Horror movie choruses bellow as the last bit of ironic trickery is pulled by Mr. Simms in the film’s hilariously wicked final moments, and suddenly Tales From the Hood feels like a sermon that Rusty Cundieff and Darin Scott are delivering. One can imagine the co-creators standing behind a pulpit, firing off fire and brimstone; warning anyone who will listen about the impending end of all things. While one of the first major athletes to ever completely cross over with white America was on trial for his life, gang wars raged in the streets, and gangsta rap glorified killings in the name of being the biggest badass on the block. There’s no need to wait for death and judgement, and Cundieff made a movie that comically represented his community’s ongoing revulsions.
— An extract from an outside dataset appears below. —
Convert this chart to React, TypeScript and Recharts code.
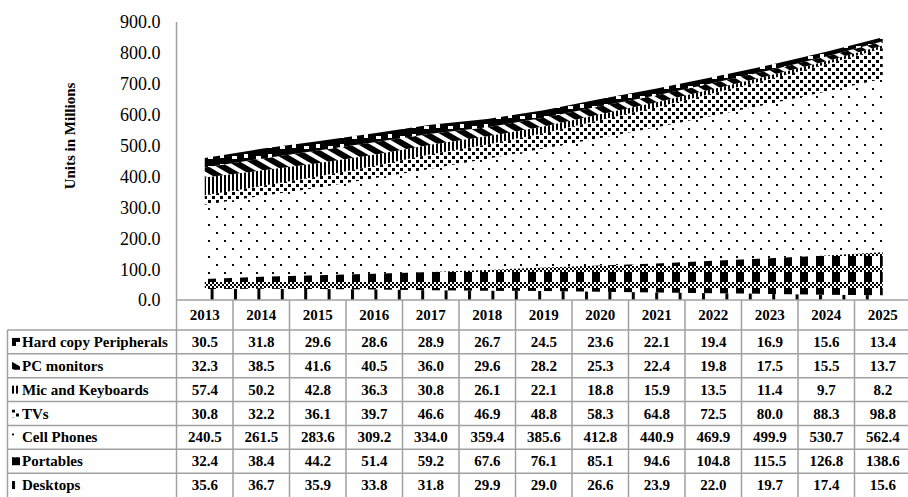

Thanks partially to the garish marketing (which included an OST comprised of its own bangers), Tales From the Hood appeared to be an almost Wayans Brother-level parody. But in reality, it’s a terrifying series of morality plays reflecting a reality Cundieff wasn’t interested in providing any escape from once the lights went down in the auditorium. Welcome to Hell motherfuckers. You’re living in it.